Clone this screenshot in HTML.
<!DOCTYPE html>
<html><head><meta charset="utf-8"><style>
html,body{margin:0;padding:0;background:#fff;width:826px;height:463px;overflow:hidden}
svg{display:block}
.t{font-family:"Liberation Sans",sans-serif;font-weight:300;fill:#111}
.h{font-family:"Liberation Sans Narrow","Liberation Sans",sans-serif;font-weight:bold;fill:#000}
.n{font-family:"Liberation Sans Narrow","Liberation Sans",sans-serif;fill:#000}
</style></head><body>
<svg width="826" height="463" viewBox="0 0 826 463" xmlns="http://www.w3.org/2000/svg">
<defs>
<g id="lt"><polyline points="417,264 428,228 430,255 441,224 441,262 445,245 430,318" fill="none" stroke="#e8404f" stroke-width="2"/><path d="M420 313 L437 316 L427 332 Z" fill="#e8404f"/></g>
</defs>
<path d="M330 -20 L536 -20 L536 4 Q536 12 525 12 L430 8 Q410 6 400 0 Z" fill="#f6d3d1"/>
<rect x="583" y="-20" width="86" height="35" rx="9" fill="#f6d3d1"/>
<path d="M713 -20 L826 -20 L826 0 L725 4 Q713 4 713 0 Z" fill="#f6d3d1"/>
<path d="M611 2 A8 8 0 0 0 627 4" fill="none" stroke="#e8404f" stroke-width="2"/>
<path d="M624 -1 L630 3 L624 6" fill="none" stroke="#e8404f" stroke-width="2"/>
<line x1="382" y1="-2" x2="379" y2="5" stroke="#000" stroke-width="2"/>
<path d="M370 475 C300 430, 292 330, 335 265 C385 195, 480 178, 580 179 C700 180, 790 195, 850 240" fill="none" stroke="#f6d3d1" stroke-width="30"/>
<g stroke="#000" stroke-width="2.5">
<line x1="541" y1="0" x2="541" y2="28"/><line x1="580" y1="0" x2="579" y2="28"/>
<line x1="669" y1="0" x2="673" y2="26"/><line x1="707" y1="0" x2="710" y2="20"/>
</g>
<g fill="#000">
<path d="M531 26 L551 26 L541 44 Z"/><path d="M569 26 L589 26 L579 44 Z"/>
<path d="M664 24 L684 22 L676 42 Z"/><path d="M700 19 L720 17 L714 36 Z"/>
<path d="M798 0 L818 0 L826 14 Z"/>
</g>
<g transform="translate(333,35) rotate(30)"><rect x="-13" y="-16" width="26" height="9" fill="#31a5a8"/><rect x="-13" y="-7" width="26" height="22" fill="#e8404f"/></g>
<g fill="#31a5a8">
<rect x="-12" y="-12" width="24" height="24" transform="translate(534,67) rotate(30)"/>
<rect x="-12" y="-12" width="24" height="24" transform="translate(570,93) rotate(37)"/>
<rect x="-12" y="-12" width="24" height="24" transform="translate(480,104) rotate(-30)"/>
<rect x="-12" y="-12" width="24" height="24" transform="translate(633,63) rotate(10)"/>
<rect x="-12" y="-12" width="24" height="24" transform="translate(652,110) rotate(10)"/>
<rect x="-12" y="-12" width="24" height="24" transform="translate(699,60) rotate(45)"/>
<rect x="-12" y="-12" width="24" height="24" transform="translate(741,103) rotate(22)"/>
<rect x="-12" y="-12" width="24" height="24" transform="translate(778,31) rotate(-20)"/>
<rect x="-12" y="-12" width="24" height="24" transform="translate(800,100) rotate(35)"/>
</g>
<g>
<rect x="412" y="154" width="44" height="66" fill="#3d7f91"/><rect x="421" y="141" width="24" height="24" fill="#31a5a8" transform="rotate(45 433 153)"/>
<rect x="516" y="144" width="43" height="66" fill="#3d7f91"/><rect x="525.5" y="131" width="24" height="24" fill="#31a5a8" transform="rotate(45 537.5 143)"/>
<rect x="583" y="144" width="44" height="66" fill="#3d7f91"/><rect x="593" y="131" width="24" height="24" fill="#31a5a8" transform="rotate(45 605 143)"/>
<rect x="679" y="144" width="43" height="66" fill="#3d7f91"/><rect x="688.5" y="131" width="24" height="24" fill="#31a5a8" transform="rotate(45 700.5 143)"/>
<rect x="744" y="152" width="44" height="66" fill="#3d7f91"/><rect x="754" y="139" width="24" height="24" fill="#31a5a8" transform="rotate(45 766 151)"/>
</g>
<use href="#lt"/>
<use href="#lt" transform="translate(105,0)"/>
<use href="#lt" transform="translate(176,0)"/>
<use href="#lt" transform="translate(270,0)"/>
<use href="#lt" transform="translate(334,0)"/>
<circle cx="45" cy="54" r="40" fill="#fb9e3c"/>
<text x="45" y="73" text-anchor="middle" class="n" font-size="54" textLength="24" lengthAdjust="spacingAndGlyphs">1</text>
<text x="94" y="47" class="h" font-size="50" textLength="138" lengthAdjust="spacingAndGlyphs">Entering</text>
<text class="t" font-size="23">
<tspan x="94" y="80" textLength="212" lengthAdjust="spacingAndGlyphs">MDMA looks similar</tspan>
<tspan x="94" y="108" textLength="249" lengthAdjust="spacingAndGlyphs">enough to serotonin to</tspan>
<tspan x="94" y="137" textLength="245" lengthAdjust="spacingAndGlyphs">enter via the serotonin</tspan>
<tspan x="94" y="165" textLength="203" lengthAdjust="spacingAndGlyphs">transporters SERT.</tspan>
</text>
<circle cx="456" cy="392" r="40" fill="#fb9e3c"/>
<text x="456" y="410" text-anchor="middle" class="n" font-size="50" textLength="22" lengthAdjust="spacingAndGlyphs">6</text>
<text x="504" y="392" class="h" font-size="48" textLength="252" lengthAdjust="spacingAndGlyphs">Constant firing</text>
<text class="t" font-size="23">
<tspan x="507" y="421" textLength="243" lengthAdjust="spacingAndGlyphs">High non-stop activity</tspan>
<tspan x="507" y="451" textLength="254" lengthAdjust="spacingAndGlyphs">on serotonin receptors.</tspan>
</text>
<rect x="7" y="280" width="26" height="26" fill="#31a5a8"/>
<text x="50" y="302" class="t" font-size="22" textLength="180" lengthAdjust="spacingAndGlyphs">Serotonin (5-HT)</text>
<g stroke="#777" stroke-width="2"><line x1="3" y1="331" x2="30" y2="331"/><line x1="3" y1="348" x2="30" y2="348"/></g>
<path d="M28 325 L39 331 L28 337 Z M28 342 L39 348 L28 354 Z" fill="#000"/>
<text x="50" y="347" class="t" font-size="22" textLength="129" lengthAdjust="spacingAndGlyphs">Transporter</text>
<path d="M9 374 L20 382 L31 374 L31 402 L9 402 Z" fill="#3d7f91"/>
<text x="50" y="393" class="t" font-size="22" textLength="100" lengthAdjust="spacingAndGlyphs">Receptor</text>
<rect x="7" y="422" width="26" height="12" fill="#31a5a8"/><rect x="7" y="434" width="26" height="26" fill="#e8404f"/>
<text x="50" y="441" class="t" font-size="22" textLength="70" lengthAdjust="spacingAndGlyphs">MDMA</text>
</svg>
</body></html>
== == ==
▸ DIRECTION
From the preceding material, extract every line exactly.

▸ THE COMPLETED TASK
Clone this screenshot in HTML.
<!DOCTYPE html>
<html><head><meta charset="utf-8"><style>
html,body{margin:0;padding:0;background:#fff;width:826px;height:463px;overflow:hidden}
svg{display:block}
.t{font-family:"Liberation Sans",sans-serif;font-weight:300;fill:#111}
.h{font-family:"Liberation Sans Narrow","Liberation Sans",sans-serif;font-weight:bold;fill:#000}
.n{font-family:"Liberation Sans Narrow","Liberation Sans",sans-serif;fill:#000}
</style></head><body>
<svg width="826" height="463" viewBox="0 0 826 463" xmlns="http://www.w3.org/2000/svg">
<defs>
<g id="lt"><polyline points="417,264 428,228 430,255 441,224 441,262 445,245 430,318" fill="none" stroke="#e8404f" stroke-width="2"/><path d="M420 313 L437 316 L427 332 Z" fill="#e8404f"/></g>
</defs>
<path d="M330 -20 L536 -20 L536 4 Q536 12 525 12 L430 8 Q410 6 400 0 Z" fill="#f6d3d1"/>
<rect x="583" y="-20" width="86" height="35" rx="9" fill="#f6d3d1"/>
<path d="M713 -20 L826 -20 L826 0 L725 4 Q713 4 713 0 Z" fill="#f6d3d1"/>
<path d="M611 2 A8 8 0 0 0 627 4" fill="none" stroke="#e8404f" stroke-width="2"/>
<path d="M624 -1 L630 3 L624 6" fill="none" stroke="#e8404f" stroke-width="2"/>
<line x1="382" y1="-2" x2="379" y2="5" stroke="#000" stroke-width="2"/>
<path d="M370 475 C300 430, 292 330, 335 265 C385 195, 480 178, 580 179 C700 180, 790 195, 850 240" fill="none" stroke="#f6d3d1" stroke-width="30"/>
<g stroke="#000" stroke-width="2.5">
<line x1="541" y1="0" x2="541" y2="28"/><line x1="580" y1="0" x2="579" y2="28"/>
<line x1="669" y1="0" x2="673" y2="26"/><line x1="707" y1="0" x2="710" y2="20"/>
</g>
<g fill="#000">
<path d="M531 26 L551 26 L541 44 Z"/><path d="M569 26 L589 26 L579 44 Z"/>
<path d="M664 24 L684 22 L676 42 Z"/><path d="M700 19 L720 17 L714 36 Z"/>
<path d="M798 0 L818 0 L826 14 Z"/>
</g>
<g transform="translate(333,35) rotate(30)"><rect x="-13" y="-16" width="26" height="9" fill="#31a5a8"/><rect x="-13" y="-7" width="26" height="22" fill="#e8404f"/></g>
<g fill="#31a5a8">
<rect x="-12" y="-12" width="24" height="24" transform="translate(534,67) rotate(30)"/>
<rect x="-12" y="-12" width="24" height="24" transform="translate(570,93) rotate(37)"/>
<rect x="-12" y="-12" width="24" height="24" transform="translate(480,104) rotate(-30)"/>
<rect x="-12" y="-12" width="24" height="24" transform="translate(633,63) rotate(10)"/>
<rect x="-12" y="-12" width="24" height="24" transform="translate(652,110) rotate(10)"/>
<rect x="-12" y="-12" width="24" height="24" transform="translate(699,60) rotate(45)"/>
<rect x="-12" y="-12" width="24" height="24" transform="translate(741,103) rotate(22)"/>
<rect x="-12" y="-12" width="24" height="24" transform="translate(778,31) rotate(-20)"/>
<rect x="-12" y="-12" width="24" height="24" transform="translate(800,100) rotate(35)"/>
</g>
<g>
<rect x="412" y="154" width="44" height="66" fill="#3d7f91"/><rect x="421" y="141" width="24" height="24" fill="#31a5a8" transform="rotate(45 433 153)"/>
<rect x="516" y="144" width="43" height="66" fill="#3d7f91"/><rect x="525.5" y="131" width="24" height="24" fill="#31a5a8" transform="rotate(45 537.5 143)"/>
<rect x="583" y="144" width="44" height="66" fill="#3d7f91"/><rect x="593" y="131" width="24" height="24" fill="#31a5a8" transform="rotate(45 605 143)"/>
<rect x="679" y="144" width="43" height="66" fill="#3d7f91"/><rect x="688.5" y="131" width="24" height="24" fill="#31a5a8" transform="rotate(45 700.5 143)"/>
<rect x="744" y="152" width="44" height="66" fill="#3d7f91"/><rect x="754" y="139" width="24" height="24" fill="#31a5a8" transform="rotate(45 766 151)"/>
</g>
<use href="#lt"/>
<use href="#lt" transform="translate(105,0)"/>
<use href="#lt" transform="translate(176,0)"/>
<use href="#lt" transform="translate(270,0)"/>
<use href="#lt" transform="translate(334,0)"/>
<circle cx="45" cy="54" r="40" fill="#fb9e3c"/>
<text x="45" y="73" text-anchor="middle" class="n" font-size="54" textLength="24" lengthAdjust="spacingAndGlyphs">1</text>
<text x="94" y="47" class="h" font-size="50" textLength="138" lengthAdjust="spacingAndGlyphs">Entering</text>
<text class="t" font-size="23">
<tspan x="94" y="80" textLength="212" lengthAdjust="spacingAndGlyphs">MDMA looks similar</tspan>
<tspan x="94" y="108" textLength="249" lengthAdjust="spacingAndGlyphs">enough to serotonin to</tspan>
<tspan x="94" y="137" textLength="245" lengthAdjust="spacingAndGlyphs">enter via the serotonin</tspan>
<tspan x="94" y="165" textLength="203" lengthAdjust="spacingAndGlyphs">transporters SERT.</tspan>
</text>
<circle cx="456" cy="392" r="40" fill="#fb9e3c"/>
<text x="456" y="410" text-anchor="middle" class="n" font-size="50" textLength="22" lengthAdjust="spacingAndGlyphs">6</text>
<text x="504" y="392" class="h" font-size="48" textLength="252" lengthAdjust="spacingAndGlyphs">Constant firing</text>
<text class="t" font-size="23">
<tspan x="507" y="421" textLength="243" lengthAdjust="spacingAndGlyphs">High non-stop activity</tspan>
<tspan x="507" y="451" textLength="254" lengthAdjust="spacingAndGlyphs">on serotonin receptors.</tspan>
</text>
<rect x="7" y="280" width="26" height="26" fill="#31a5a8"/>
<text x="50" y="302" class="t" font-size="22" textLength="180" lengthAdjust="spacingAndGlyphs">Serotonin (5-HT)</text>
<g stroke="#777" stroke-width="2"><line x1="3" y1="331" x2="30" y2="331"/><line x1="3" y1="348" x2="30" y2="348"/></g>
<path d="M28 325 L39 331 L28 337 Z M28 342 L39 348 L28 354 Z" fill="#000"/>
<text x="50" y="347" class="t" font-size="22" textLength="129" lengthAdjust="spacingAndGlyphs">Transporter</text>
<path d="M9 374 L20 382 L31 374 L31 402 L9 402 Z" fill="#3d7f91"/>
<text x="50" y="393" class="t" font-size="22" textLength="100" lengthAdjust="spacingAndGlyphs">Receptor</text>
<rect x="7" y="422" width="26" height="12" fill="#31a5a8"/><rect x="7" y="434" width="26" height="26" fill="#e8404f"/>
<text x="50" y="441" class="t" font-size="22" textLength="70" lengthAdjust="spacingAndGlyphs">MDMA</text>
</svg>
</body></html>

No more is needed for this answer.